According to former Bank of England executive Mark Fisher, climate change “could trigger the next financial crash” due to a sudden repricing of assets.
Fisher pointed to the recent fall in sterling following the government’s timetable for leaving the European Union as “exactly the sort of event you might get with climate change.”
Governments are taking climate change increasingly seriously meaning that businesses should be prepared for regulation changes to follow, warned the 26-year-veteran of the UK’s central bank.
Fisher raised the possibility of unexpected moves in financial markets as a result of climate change with the chance of a “system-wide repricing of assets happening quite suddenly.”

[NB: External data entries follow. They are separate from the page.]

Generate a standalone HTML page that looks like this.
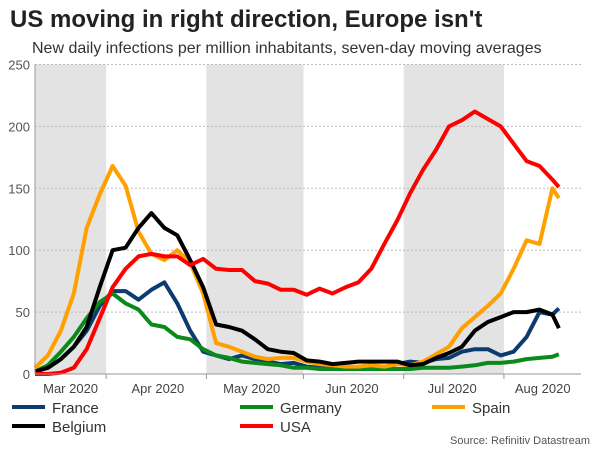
<!DOCTYPE html>
<html><head><meta charset="utf-8"><style>
body{margin:0;background:#fff;width:600px;height:450px;overflow:hidden;font-family:"Liberation Sans",sans-serif}
</style></head><body>
<svg id="c" width="600" height="450" xmlns="http://www.w3.org/2000/svg" font-family="Liberation Sans, sans-serif">
<text x="10" y="27" font-size="24" font-weight="bold" fill="#222">US moving in right direction, Europe isn't</text>
<text x="32" y="53" font-size="16" fill="#333">New daily infections per million inhabitants, seven-day moving averages</text>
<g id="bands"></g><g id="grid"></g><g id="series"></g><g id="axes"></g><g id="legend"></g>
<text x="590" y="444" font-size="11" fill="#555" text-anchor="end">Source: Refinitiv Datastream</text>
</svg>
<script>
const days=[0,4,8,12,16,20,24,28,32,36,40,44,48,52,56,60,64,68,72,76,80,84,88,92,96,100,104,108,112,116,120,124,128,132,136,140,144,148,152,156,160,162];
const france=[2,5,12,22,35,55,67,67,60,68,74,57,35,18,15,12,15,12,10,8,9,6,5,5,4,4,4,5,8,10,9,12,13,18,20,20,15,18,30,50,48,53];
const germany=[2,7,18,30,45,58,65,57,52,40,38,30,28,20,15,13,10,9,8,7,5,5,4,4,4,4,4,4,4,4,5,5,5,6,7,9,9,10,12,13,14,16];
const spain=[5,15,35,65,118,145,168,152,115,97,92,100,90,65,25,22,18,14,12,13,13,10,8,7,6,6,7,6,8,7,10,16,22,37,46,55,65,85,108,105,150,142];
const belgium=[2,5,12,22,38,70,100,102,118,130,118,112,92,70,40,38,35,28,20,18,17,11,10,8,9,10,10,10,10,7,8,13,17,22,35,42,46,50,50,52,48,37];
const usa=[0,0,1,5,20,45,70,85,95,97,95,95,88,93,85,84,84,75,73,68,68,64,69,65,70,74,85,105,124,146,165,181,200,205,212,206,200,186,172,168,157,151];
const yTicks=[0,50,100,150,200,250];
const monthTickDays=[22,53,83,114,145];
const monthLabels=["Mar 2020","Apr 2020","May 2020","Jun 2020","Jul 2020","Aug 2020"];
const monthLabelDays=[11,38,67,98,129,157];
const bandRanges=[[0,22],[53,83],[114,145]];
const seriesNames=["France","Germany","Spain","Belgium","USA"];
const seriesData=[france,germany,spain,belgium,usa];
const colors=["#0b3b6f","#0a8a1a","#ffa000","#000000","#ff0000"];
const NS="http://www.w3.org/2000/svg";
const X0=35,X1=581,Y0=374,Y250=64.5,DAYPX=3.234;
function xs(d){return X0+d*DAYPX;}
function ys(v){return Y0-(Y0-Y250)*v/250;}
function mk(t,a,p){const e=document.createElementNS(NS,t);for(const k in a)e.setAttribute(k,a[k]);document.getElementById(p).appendChild(e);return e;}
bandRanges.forEach(r=>{const e=mk('rect',{x:xs(r[0]),y:Y250,width:xs(r[1])-xs(r[0]),height:Y0-Y250,fill:'#e3e3e3'},'bands');

});
yTicks.forEach(v=>{if(v>0){const l=mk('line',{x1:X0,x2:X1,y1:ys(v),y2:ys(v),stroke:'#bbb','stroke-dasharray':'2,2','stroke-width':1},'grid');

}
const t=mk('text',{x:X0-5,y:ys(v)+5,'text-anchor':'end','font-size':13,fill:'#555'},'axes');t.textContent=v;

});
const ax=mk('path',{d:`M${X0},${Y250}V${Y0}H${X1}`,stroke:'#999',fill:'none','stroke-width':1},'axes');


monthTickDays.forEach(d=>{const l=mk('line',{x1:xs(d),x2:xs(d),y1:Y0,y2:Y0+5,stroke:'#999'},'axes');

});
monthLabels.forEach((m,i)=>{const t=mk('text',{x:xs(monthLabelDays[i]),y:393,'text-anchor':'middle','font-size':13,fill:'#444'},'axes');t.textContent=m;

});
seriesData.forEach((arr,i)=>{const d=arr.map((v,j)=>(j?'L':'M')+xs(days[j]).toFixed(1)+','+ys(v).toFixed(1)).join('');
const p=mk('path',{d:d,stroke:colors[i],fill:'none','stroke-width':4,'stroke-linejoin':'round'},'series');

});
const legPos=[[12,407],[240,407],[432,407],[12,426],[240,426]];
seriesNames.forEach((n,i)=>{const [x,y]=legPos[i];
const l=mk('line',{x1:x,x2:x+33,y1:y,y2:y,stroke:colors[i],'stroke-width':4},'legend');


const t=mk('text',{x:x+40,y:y+6,'font-size':15,fill:'#333'},'legend');t.textContent=n;

});
</script>
</body></html>
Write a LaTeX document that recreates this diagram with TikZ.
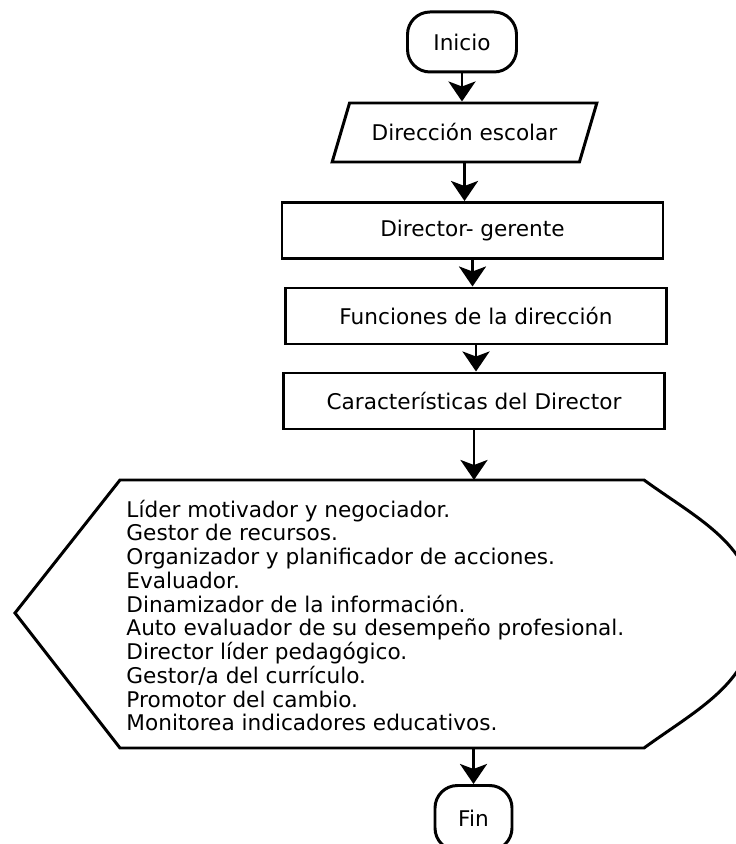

Fisher is not alone in the financial community with his view of climate change as a potential “systemic risk”. An investment manager at AustralianSuper, Australia’s largest pension fund, Andrew Gray described climate change as “a genuine investment risk” at a Citigroup Inc. conference in Sydney.
According to Gray, financial risks associated with climate change come both from the transition towards a lower carbon economy and from the cost of the impact of climate change if warnings are ignored.
The recent ratification of the Paris Agreement designed to limit global warning by members of G20 at the summit in Hangzou, China showed the governments of leading financial powers taking a stronger line towards tackling climate change.
A paper was also presented at the summit, by the Cambridge Centre for Sustainable Finance, urging financial institutions to improve the way they assess climate risks.
“You don’t need to believe in climate change, you don’t need to believe that it is man-made. You just need to believe that governments are going to do stuff and that is going to affect your business and then it is a material risk,” said Fisher.